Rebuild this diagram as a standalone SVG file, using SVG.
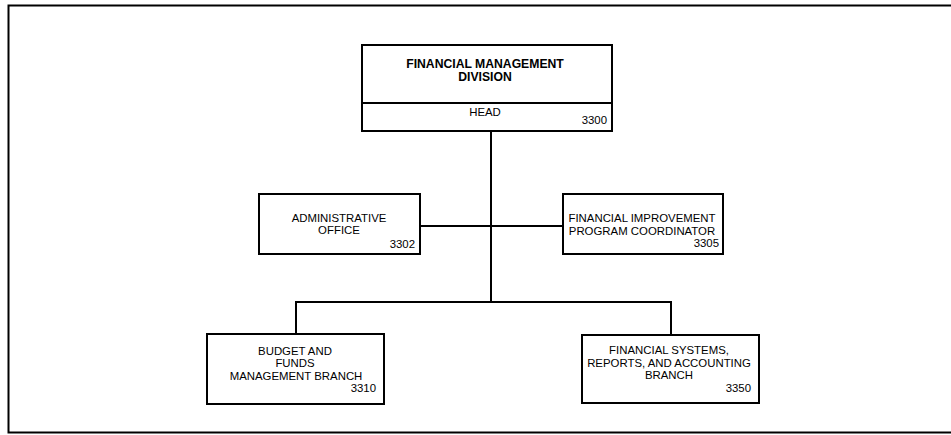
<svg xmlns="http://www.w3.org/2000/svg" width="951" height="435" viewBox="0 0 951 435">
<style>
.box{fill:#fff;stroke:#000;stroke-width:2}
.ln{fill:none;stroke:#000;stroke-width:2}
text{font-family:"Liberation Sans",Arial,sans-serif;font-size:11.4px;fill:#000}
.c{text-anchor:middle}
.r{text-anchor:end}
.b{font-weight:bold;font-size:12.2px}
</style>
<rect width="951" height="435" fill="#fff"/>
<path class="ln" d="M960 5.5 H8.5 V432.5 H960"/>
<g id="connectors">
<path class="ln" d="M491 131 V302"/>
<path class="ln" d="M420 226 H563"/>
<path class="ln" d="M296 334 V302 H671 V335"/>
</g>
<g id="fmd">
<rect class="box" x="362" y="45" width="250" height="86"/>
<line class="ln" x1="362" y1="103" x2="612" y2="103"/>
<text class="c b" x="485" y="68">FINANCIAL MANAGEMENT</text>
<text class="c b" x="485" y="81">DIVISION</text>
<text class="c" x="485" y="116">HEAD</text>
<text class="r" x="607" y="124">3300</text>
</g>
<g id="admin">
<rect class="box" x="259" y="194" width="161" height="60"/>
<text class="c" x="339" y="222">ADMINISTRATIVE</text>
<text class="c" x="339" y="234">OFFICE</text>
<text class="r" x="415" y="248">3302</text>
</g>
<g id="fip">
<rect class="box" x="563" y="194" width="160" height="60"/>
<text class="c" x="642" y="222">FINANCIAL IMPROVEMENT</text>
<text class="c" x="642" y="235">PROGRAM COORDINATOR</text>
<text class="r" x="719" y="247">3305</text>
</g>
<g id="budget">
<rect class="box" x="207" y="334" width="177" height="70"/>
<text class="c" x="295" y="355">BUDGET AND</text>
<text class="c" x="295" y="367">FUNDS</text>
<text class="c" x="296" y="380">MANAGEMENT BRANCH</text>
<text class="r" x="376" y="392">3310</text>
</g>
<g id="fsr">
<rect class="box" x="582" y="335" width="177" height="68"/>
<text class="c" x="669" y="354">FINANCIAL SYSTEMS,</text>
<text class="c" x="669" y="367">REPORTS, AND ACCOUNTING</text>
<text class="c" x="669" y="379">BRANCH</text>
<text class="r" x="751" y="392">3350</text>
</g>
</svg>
_ _ _
» **Exercise description**:
Copy every line above word for word and exclude the pictures.

» **Task output**:
Rebuild this diagram as a standalone SVG file, using SVG.
<svg xmlns="http://www.w3.org/2000/svg" width="951" height="435" viewBox="0 0 951 435">
<style>
.box{fill:#fff;stroke:#000;stroke-width:2}
.ln{fill:none;stroke:#000;stroke-width:2}
text{font-family:"Liberation Sans",Arial,sans-serif;font-size:11.4px;fill:#000}
.c{text-anchor:middle}
.r{text-anchor:end}
.b{font-weight:bold;font-size:12.2px}
</style>
<rect width="951" height="435" fill="#fff"/>
<path class="ln" d="M960 5.5 H8.5 V432.5 H960"/>
<g id="connectors">
<path class="ln" d="M491 131 V302"/>
<path class="ln" d="M420 226 H563"/>
<path class="ln" d="M296 334 V302 H671 V335"/>
</g>
<g id="fmd">
<rect class="box" x="362" y="45" width="250" height="86"/>
<line class="ln" x1="362" y1="103" x2="612" y2="103"/>
<text class="c b" x="485" y="68">FINANCIAL MANAGEMENT</text>
<text class="c b" x="485" y="81">DIVISION</text>
<text class="c" x="485" y="116">HEAD</text>
<text class="r" x="607" y="124">3300</text>
</g>
<g id="admin">
<rect class="box" x="259" y="194" width="161" height="60"/>
<text class="c" x="339" y="222">ADMINISTRATIVE</text>
<text class="c" x="339" y="234">OFFICE</text>
<text class="r" x="415" y="248">3302</text>
</g>
<g id="fip">
<rect class="box" x="563" y="194" width="160" height="60"/>
<text class="c" x="642" y="222">FINANCIAL IMPROVEMENT</text>
<text class="c" x="642" y="235">PROGRAM COORDINATOR</text>
<text class="r" x="719" y="247">3305</text>
</g>
<g id="budget">
<rect class="box" x="207" y="334" width="177" height="70"/>
<text class="c" x="295" y="355">BUDGET AND</text>
<text class="c" x="295" y="367">FUNDS</text>
<text class="c" x="296" y="380">MANAGEMENT BRANCH</text>
<text class="r" x="376" y="392">3310</text>
</g>
<g id="fsr">
<rect class="box" x="582" y="335" width="177" height="68"/>
<text class="c" x="669" y="354">FINANCIAL SYSTEMS,</text>
<text class="c" x="669" y="367">REPORTS, AND ACCOUNTING</text>
<text class="c" x="669" y="379">BRANCH</text>
<text class="r" x="751" y="392">3350</text>
</g>
</svg>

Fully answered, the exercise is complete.